Recent changes in the Hungarian Communist Party leadership reflect a commitment to economic reform bolder than anything attempted since the first changes initiated 20 years ago. But they also seem to point to a firm intention to maintain present ideological controls rather than to move toward the further political liberalization that most Hungarians had hoped would accompany the new reform measures.
Karoly Grosz, a Politburo member who has long been seen as the front-runner among a number of candidates to succeed veteran leader Janos Kadar, was named prime minister on Wednesday.
Janos Berecz, chief of the party's ideological department and longtime member of the Central Committee, was promoted to the Politburo.
And President Pal Losonczi will retire, to be replaced by Karoly Nemeth, the deputy to Mr. Kadar, it was announced yesterday. The presidency is regarded as a titular post.
Both Mr. Grosz and Mr. Berecz are men of Soviet leader Mikhail Gorbachev's generation - Grosz is 56 and Berecz is 54. They are the most recent in a series of appointments to rejuvenate the leadership.
Liberal unease over Berecz's hard-line record on the relationship of ideology to the arts will, if anything, be increased by his elevation to the party's top ruling body. He is presumably, as he has been in the past, in the running for the top party post when the time comes.
Grosz is widely seen as just the strong and decisive politician needed at a time when living standards have further deteriorated and when Hungarians face the prospect next year of further austerity measures. With his appointment to the government's hot seat, Grosz will still be seen as the likely ``favorite son.'' He takes over as prime minister from Gyorgy Lazar, who was seen as lacking sufficient toughness in promoting the latest reform program, which is fraught with sensitive political problems because of the new demands it will make on the Hungarian people.

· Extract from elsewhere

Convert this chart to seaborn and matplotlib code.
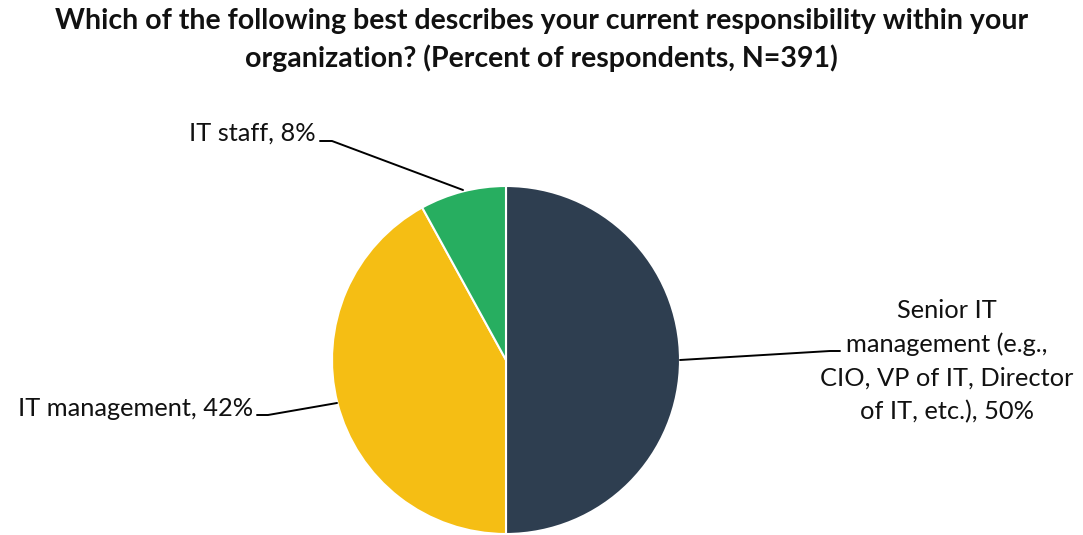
import matplotlib
matplotlib.use("Agg")
import matplotlib.pyplot as plt
import seaborn as sns

sns.set_theme(style="white")
plt.rcParams["font.family"] = ["Lato", "DejaVu Sans"]

# Survey responses (percent of respondents)
categories = ["Senior IT\nmanagement (e.g.,\nCIO, VP of IT, Director\nof IT, etc.)",
              "IT management", "IT staff"]
values = [50, 42, 8]
colors = sns.color_palette(["#2E3E50", "#F5BE14", "#27AE60"])

W, H = 1083, 535
fig = plt.figure(figsize=(W / 100, H / 100), dpi=100)
ax = fig.add_axes([0, 0, 1, 1])

def Y(py):
    # pixel row (top-down) to data y (bottom-up)
    return H - py

cx, cy, r = 506, 360, 174
ax.pie(values, colors=colors, startangle=90, counterclock=False,
       center=(cx, Y(cy)), radius=r,
       wedgeprops=dict(edgecolor="white", linewidth=1.5))
ax.set_xlim(0, W)
ax.set_ylim(0, H)
ax.set_aspect("equal")
ax.axis("off")

fig.text(0.5, 1 - 40 / H,
         "Which of the following best describes your current responsibility within your\n"
         "organization? (Percent of respondents, N=391)",
         ha="center", va="center", fontsize=20.5, fontweight="bold",
         linespacing=1.45, color="#111111")

lbl_kw = dict(fontsize=18.3, color="#111111")
line_kw = dict(color="black", linewidth=1.4)

# IT staff
ax.text(316, Y(133), f"{categories[2]}, {values[2]}%", ha="right", va="center", **lbl_kw)
ax.plot([320, 332, 463], [Y(141), Y(141), Y(190)], **line_kw)

# IT management
ax.text(253, Y(408), f"{categories[1]}, {values[1]}%", ha="right", va="center", **lbl_kw)
ax.plot([257, 268, 337], [Y(415), Y(415), Y(403)], **line_kw)

# Senior IT management
ax.text(947, Y(361), f"{categories[0]}, {values[0]}%", ha="center", va="center",
        linespacing=1.55, **lbl_kw)
ax.plot([680, 830, 840], [Y(360), Y(351), Y(351)], **line_kw)

fig.savefig("out.png", dpi=100)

In the forefront of the reform program is a new taxation system designed to ease the burden on industry and to encourage efficient, market-minded management. But it will also bring personal income tax to Hungary (and the Soviet bloc) for the first time. Another unpopular feature will be a Western-style ``value-added tax.''
There are extremely hazardous political problems implicit in such changes.
For several months now, Hungarian newspapers have been setting out examples of the income tax in prolific detail. The aim is to assure the lower-income majority of extensive tax exemptions and to show that the main burden will be on the better-off minority - those with two jobs or profitably engaged in the private sector.
Grosz differs from doctrinaire party members in that he wants to see the private sector greatly enlarged. And, in a Monitor interview earlier in the year, he called for tough action in the economic sphere - such as shutting down nonviable enterprises, even at the risk of temporary unemployment, and establishing income differentials that reward talent and effort.
Politically, both Grosz and Berecz are very much in line with Mr. Gorbachev's view that, however widereaching economic reforms may be and however much glasnost (openness) there is in public affairs, these must carried out within the party's ``leading role'' in society. To what extent this philosophy may put a brake on Hungary's own moves in recent years toward political pluralism remains to be seen.
There was a lively response to a ``reform of the reform'' movement under the aegis of the People's Patriotic Front, a conglomerate of all Hungarian political and social organizations.
The group's grave report, which was prepared by some of Hungary's leading economists and experts, has yet to be published, probably because its central point was that the economic reform cannot be truly consolidated without increased powers for government - indeed, its virtual separation from the party - and a genuine opportunity for greater public participation.